The prince said the world continued to be “a fragile place” and the global downturn had not yet run its full course.

He added: “There is slow fragile growth. The financial crisis was born and developed in the West and yet hit hard throughout the world. The solution lies in going back to the basics, in adopting an approach to keep borrowers and lenders to be in true touch with the economy, but this new economic order is yet to be reflected.”

The prince said the International Monetary Fund (IMF) would look to play a larger role in the economic system, which will require a major increase in its lending resources with the assistance of large emerging economies including China, India or Saudi Arabia.

“What we can be certain of, is that large developing nations will not provide greater funds without more say in the IMF’s affairs.”

“From our part of the world it is incumbent what we can secure our future and stability with further tectonic shifts in the global order,” he added.

The Prince recalled the history of Saudi Arabia’s establishment and growth, and said there was a need to reinvent an entrepreneurial spirit that is essential to build a solid base.

Speaking about the greatest challenge for Saudi Arabia now, he said: “Our society is one of the youngest in the world with 75 percent of the population under 30 and 60 percent under 21, therefore the challenge is how to succeed in absorbing them into our economy. We need to train them to be competitive.

Competitiveness depends on the creativity of people and this depends on education and entrepreneurship. Only through education can they take their true place in the world.”

It is for this reason, the prince said, 25 percent of this year’s national budget is being spent on education.

“The spirit of enterprise has touched a whole new sector of education. Reviewing economic and education policies is not an option, it is an imperative,” he said.

Meanwhile, Dr. Mohammed bin Abdulkareem Al-Isa, Saudi Minister of Justice, reported that terror crime in Saudi Arabia is declining, citing his government's strenuous illumination program, decisive crackdown on criminal suspects and strong and fair judicial system and rule enforcement.

In a meeting with his U.S. counterpart Erick Holder and senior officials of the U.S. justice department, Al-Isa said the Kingdom's judiciary is protecting rights and legal freedoms, drawing attention that everyone should pay attention to the difference between freedom and chaos, and liberty and anti-state breach of law.

He quoted the most recent modern theories as vowing that freedom and responsibility are twins, whoever separated they both face death.

On donations and terror finance, he said his country's government has recently taken firm and strong measures to stop this phenomenon, citing new legislations and effective executive tools in addition to sending any suspect to stand trial.

Isa met with US Supreme Court Chief Justice John Roberts.

During the meeting, they discussed issues of common interest.

Dr.

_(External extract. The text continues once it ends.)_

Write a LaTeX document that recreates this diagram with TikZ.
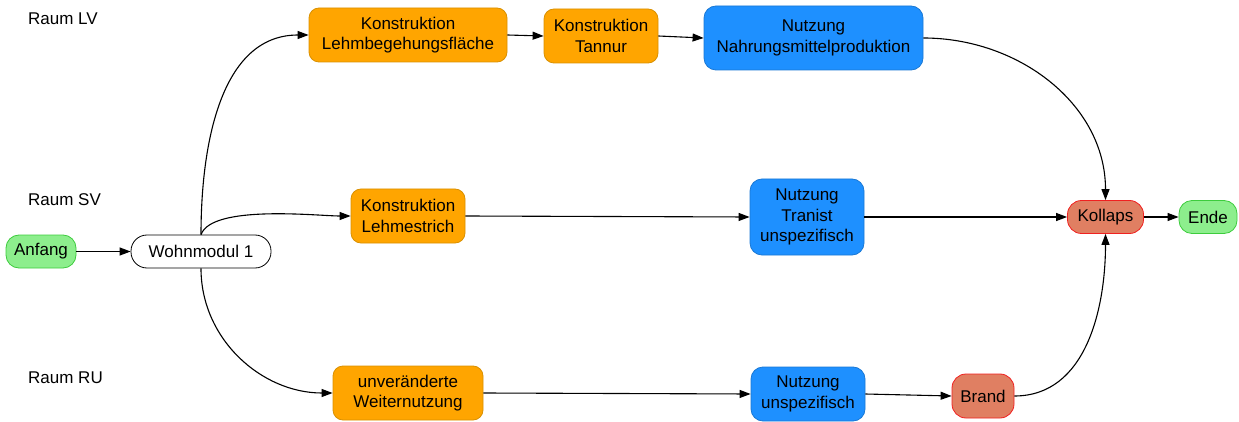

Al-Isa briefed the US official on the march of developing judiciary in the Kingdom of Saudi Arabia within the framework of the Judiciary Development Project of the Custodian of the two Holy Mosques King Abdullah bin Abdulaziz Al Saud.

He also said that the Saudi judiciary provides strong guarantees that enhance confidence bestowed on the judiciary as a protector of rights and freedom.

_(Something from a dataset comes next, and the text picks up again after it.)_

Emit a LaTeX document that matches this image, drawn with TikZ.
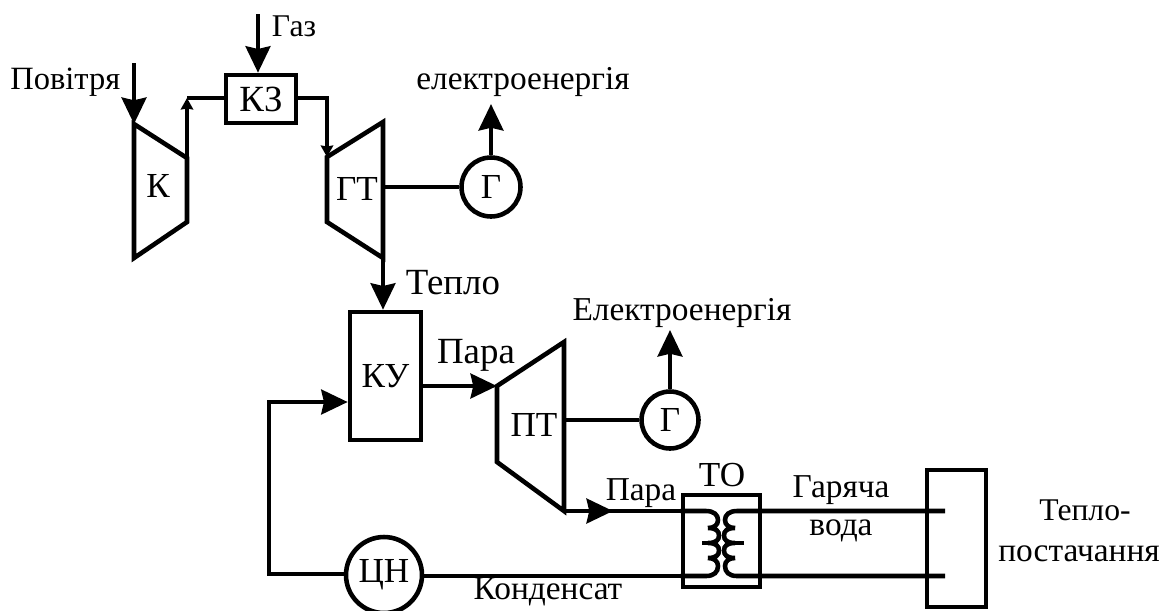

In a press statement following the meeting, Dr. Al-Isa said that 'The Saudi judiciary is clear and based on the Holy Quran and Sunnah.'

Isa and the accompanying delegation have visited the premises of Nasdaq stock-exchange, within the official visit he is currently making to the United States of America.

Minister of Justice and the accompanying delegation were briefed on how the stock-exchange works.

On the occasion, Isa confirmed that the Kingdom of Saudi Arabia cherishes no other banner or identity but the moderate vision of Islam.

On the other hand, the Specialist Penal Court resumed the trials of 49 men – 36 Saudis, 4 Egyptians, 2 Yemenis, 2 Chadians, 2 Sudanese, 2 Syrians and one Nigerian – accused of terrorism charges.

The session was attended by the 21st and 22nd defendants. The Prosecution General read out the charges against the defendants.

The judge said they could seek a lawyer.

The defendants, however, said they would reply to the charges themselves.

The session was attended by media and human rights officials.